Actually, Hugh Freeze, who brings his struggling Auburn team to Georgia next Saturday, is 2-4 against Alabama between his time at Ole Miss and Auburn. Gus Malzahn went 3-5 against Alabama as Auburn’s coach.
But to be fair, Freeze and Malzahn got Alabama on their home fields every other year. Smart has to wait until next year for his first shot against the Crimson Tide in Athens. He’s lost to them twice here and four times at Mercedes-Benz Stadium in Atlanta in either the SEC or national championship.
Which brings us to the other reason to feel conflicted: the timing of this loss. It does not end the Bulldogs’ season. It does mean less margin for error for Georgia to make the College Football Playoff, and it may mean having to get two wins out of the other three top-10 matchups on the schedule: Texas in three weeks, Ole Miss and Tennessee in November. (Although Ole Miss will surely fall out of the top 10 after its stunning home loss to Kentucky.)
The question now becomes what this loss means about Georgia. Did it merely lose a one-possession road game to another elite team? No shame in that. Or was the first half the most telling sequence, not to mention the inability to make plays in the final few minutes to close out the epic comeback?
Things that were assumed about Georgia when it was the preseason No. 1 are no longer assumed, starting with the quarterback. Carson Beck was at his best and his worst on Saturday night. He set career highs for passing yards (439) and turnovers (four, including three interceptions, after never throwing more than one in a game).

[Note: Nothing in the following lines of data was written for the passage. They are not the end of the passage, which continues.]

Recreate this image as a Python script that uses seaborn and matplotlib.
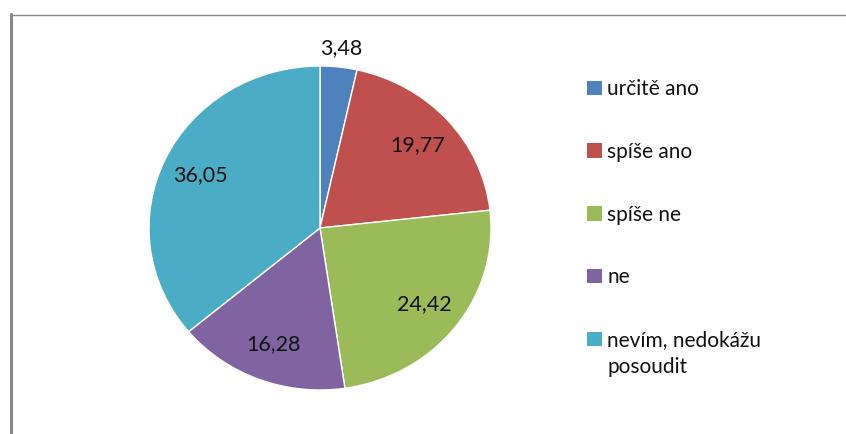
import matplotlib.pyplot as plt
import seaborn as sns
from matplotlib.patches import Rectangle
from matplotlib.lines import Line2D
import numpy as np

# data
categories = ['určitě ano', 'spíše ano', 'spíše ne', 'ne', 'nevím, nedokážu\nposoudit']
values = [3.48, 19.77, 24.42, 16.28, 36.05]
colors = ['#4F81BD', '#C0504D', '#9BBB59', '#8064A2', '#4BACC6']

sns.set_style('white')
plt.rcParams['font.family'] = ['Lato', 'DejaVu Sans']

fig = plt.figure(figsize=(8.46, 4.34), dpi=100)

# chart frame (left and top edge visible, rest cropped)
fig.add_artist(Line2D([10.5 / 846, 10.5 / 846], [0, 1 - 14 / 434], color='#888888', lw=2.2,
                      transform=fig.transFigure))
fig.add_artist(Line2D([10 / 846, 1], [1 - 14.5 / 434, 1 - 14.5 / 434], color='#888888', lw=1.0,
                      transform=fig.transFigure))

# pie axes (slightly elliptic like the original)
ax = fig.add_axes([149 / 846, 1 - 390 / 434, 342 / 846, 324 / 434])
wedges, texts, autotexts = ax.pie(values, colors=colors, startangle=90, counterclock=False,
                                  autopct=lambda p: f'{p:.2f}'.replace('.', ','),
                                  pctdistance=0.77, radius=1.0,
                                  textprops={'fontsize': 15.5, 'color': '#111111'})
ax.set_aspect('auto')
ax.set_xlim(-1, 1)
ax.set_ylim(-1, 1)

# small first slice: label outside
w = wedges[0]
mid = np.deg2rad((w.theta1 + w.theta2) / 2)
autotexts[0].set_position((1.12 * np.cos(mid), 1.12 * np.sin(mid)))

# legend - wrapped labels: marker goes with the first line, like Excel does
first_lines = [c.split('\n')[0] for c in categories]
handles = [Rectangle((0, 0), 1, 1, facecolor=c, edgecolor='none') for c in colors]
leg = fig.legend(handles, first_lines, loc='upper left', bbox_to_anchor=(579 / 846, 1 - 71 / 434),
                 frameon=False, fontsize=15, handlelength=0.7, handleheight=0.7,
                 handletextpad=0.25, labelspacing=2.05, borderaxespad=0)
for t in leg.get_texts():
    t.set_color('#111111')

fig.canvas.draw()
for t, c in zip(leg.get_texts(), categories):
    rest = c.split('\n')[1:]
    if rest:
        x, y = t.get_transform().transform(t.get_position())
        fx, fy = fig.transFigure.inverted().transform((x, y - 27))
        fig.text(fx, fy, '\n'.join(rest), fontsize=15, color='#111111', va='baseline', ha='left')

fig.savefig('out.png', dpi=100)
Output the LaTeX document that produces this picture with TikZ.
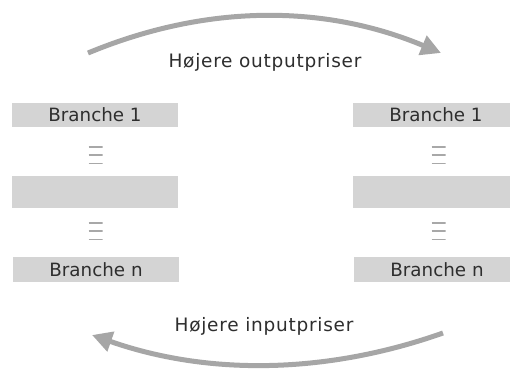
\documentclass[tikz,border=0pt]{standalone}
\usepackage{fontspec}
\setmainfont{DejaVu Sans}
\newfontfamily\labelfont[LetterSpace=4]{DejaVu Sans}
\usetikzlibrary{arrows.meta,calc}
\definecolor{boxgray}{HTML}{D4D4D4}
\definecolor{txt}{HTML}{2E2E2E}
\definecolor{arrgray}{HTML}{A6A6A6}
\definecolor{eqgray}{HTML}{A8A8A8}
\tikzset{
  branchbox/.style={fill=boxgray, draw=none, minimum width=166bp, inner sep=0pt,
    text=txt, font=\fontsize{18.3bp}{20bp}\selectfont, anchor=center},
  thin box/.style={branchbox, minimum height=24.5bp},
  thick box/.style={branchbox, minimum height=32bp},
  eqmark/.style={minimum width=14bp, minimum height=17bp, inner sep=0pt,
    path picture={
      \draw[eqgray, line width=2bp]
        (path picture bounding box.north west) -- (path picture bounding box.north east)
        ($(path picture bounding box.north west)!0.5!(path picture bounding box.south west)$) --
        ($(path picture bounding box.north east)!0.5!(path picture bounding box.south east)$)
        (path picture bounding box.south west) -- (path picture bounding box.south east);
    }},
  flowlabel/.style={text=txt, font=\fontsize{18.5bp}{20bp}\labelfont, inner sep=0pt},
  mainarc/.style={arrgray, line width=5bp, -{Triangle[length=20bp,width=20bp]}},
}
\begin{document}
\begin{tikzpicture}[x=1bp,y=-1bp]
\useasboundingbox (0,0) rectangle (510,369);
\clip (0,0) rectangle (510,369);
% left column
\node[thin box]  (l1) at (95,115) {Branche 1};
\node[eqmark]    (le1) at (95.5,155) {};
\node[thick box] (lm) at (95,192) {};
\node[eqmark]    (le2) at (95.5,231) {};
\node[thin box]  (ln) at (96,269.5) {Branche n};
% right column
\node[thin box]  (r1) at (436,115) {Branche 1};
\node[eqmark]    (re1) at (438.5,155) {};
\node[thick box] (rm) at (436,192) {};
\node[eqmark]    (re2) at (438.5,231) {};
\node[thin box]  (rn) at (437,269.5) {Branche n};
% labels
\node[flowlabel] (top) at (265,62) {Højere outputpriser};
\node[flowlabel] (bot) at (264,326) {Højere inputpriser};
% arcs
\coordinate (ts) at (88,53);
\coordinate (te) at (441,53);
\coordinate (bs) at (443,333);
\coordinate (be) at (92,335);
\draw[mainarc] (ts) .. controls (206,4) and (324,4) .. (te);
\draw[mainarc] (bs) .. controls (324,375) and (206,375) .. (be);
\end{tikzpicture}
\end{document}
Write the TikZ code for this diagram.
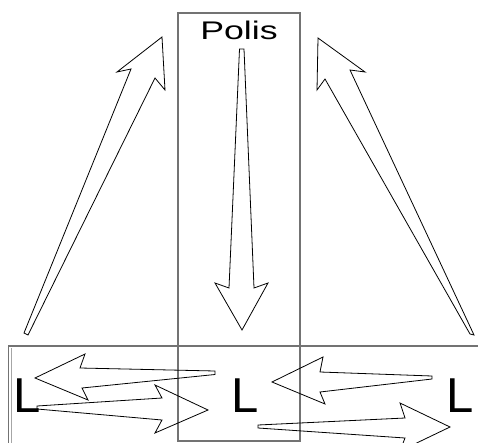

“That first half, we probably played terrible,” Beck said. “I don’t think we have to watch the film to see that. We weren’t our best, and that starts with me, I’ve got to be better. But I’m happy about the way we fought. We brought it all the way back to the end, we just weren’t able to close it out.”
Beck needs to bottle up whatever he was doing in the fourth quarter, when he looked confident and threw the ball with zip. For most of the rest of the game, he was tentative and did not see the field well, some of the same problems from the Kentucky game and early against Clemson.
What’s wrong with Beck? The easy explanation is he misses Brock Bowers and Ladd McConkey, but that forgets this year’s Clemson game, when against a pretty good defense he threw for 278 yards and two touchdowns. Or even the games last year when he didn’t have Bowers and McConkey, who missed four and five games, respectively.
For all the talk the last couple weeks about whether Georgia has enough playmakers, receivers were getting open on Saturday night. Arian Smith, Dillon Bell, Dominic Lovett … they can make plays. Their quarterback just needs to play like he did last year.
Then there’s the Georgia defense. On the good side, it recovered well to play shutdown defense for most of the second half — until the very end. On the bad side, well, four touchdowns on Alabama’s first four drives. Jalen Milroe and Ryan Williams looked like the two best players in college football, and who knows, they may be. Georgia is supposed to be full of future pros, but at the start of Saturday’s game it looked overmatched, unlike a typical Smart defense.
“Obviously we were not really prepared, and that falls on me, in the first half,” Smart said. “We didn’t do a great job, especially defensively.”
That was the macro view. The micro view: Georgia’s original strategy of blitzing Milroe backfired as he rushed for 104 yards and completed his first 11 passes. When Georgia backed off, it had more success.
“We were aggressive in the first half, took some chances,” Smart said. “In the second half, we played some tighter coverage. We made some stops. We possessed the ball on offense. When you make stops, you give yourself a chance.”
And the Bulldogs had more than a chance. They had the lead, ever so briefly, before Milroe hit Williams, who then scampered past Humphrey and down the field, into the end zone. Humphrey was immediately down on himself, with safety Malaki Starks telling Humphrey to keep his head up and get ready for the next play.
On that next play, Starks was beat for the two-point conversion. That kind of night for the Bulldogs.
Beck and the offense nearly had one more comeback in them, driving down to the Alabama 20, and Beck heaved a ball to Colbie Young in the end zone, one-on-one, the play they wanted. But it was picked off. Game over.
The long-term meaning of it: To be determined.
“I don’t believe in moral victories. A loss is a loss. But we have a lot to learn from,” linebacker Jalon Walker said. “I’m still very proud of this team, how we competed and fought.”
“I didn’t learn anything tonight that I didn’t already know,” Smart said. “Make no mistake about it. That group we’ve got in there, man, they’re connected, they’ve got pride. I told them: I don’t know what this second half is going to look like, but when we watch it we’re going to find out a lot about ourselves. We’re going to see what kind of character we have.”
Character counts. But it’s not everything.
The Georgia of the second half, much like the Georgia of the second half against Clemson and the Georgia that held off Kentucky, that Georgia can still win the national championship.
The question is when we will see that team for an entire game. Maybe Georgia found something here that, even in a loss, will propel it to greatness. Or maybe when a team shows you who it is, you need to believe it.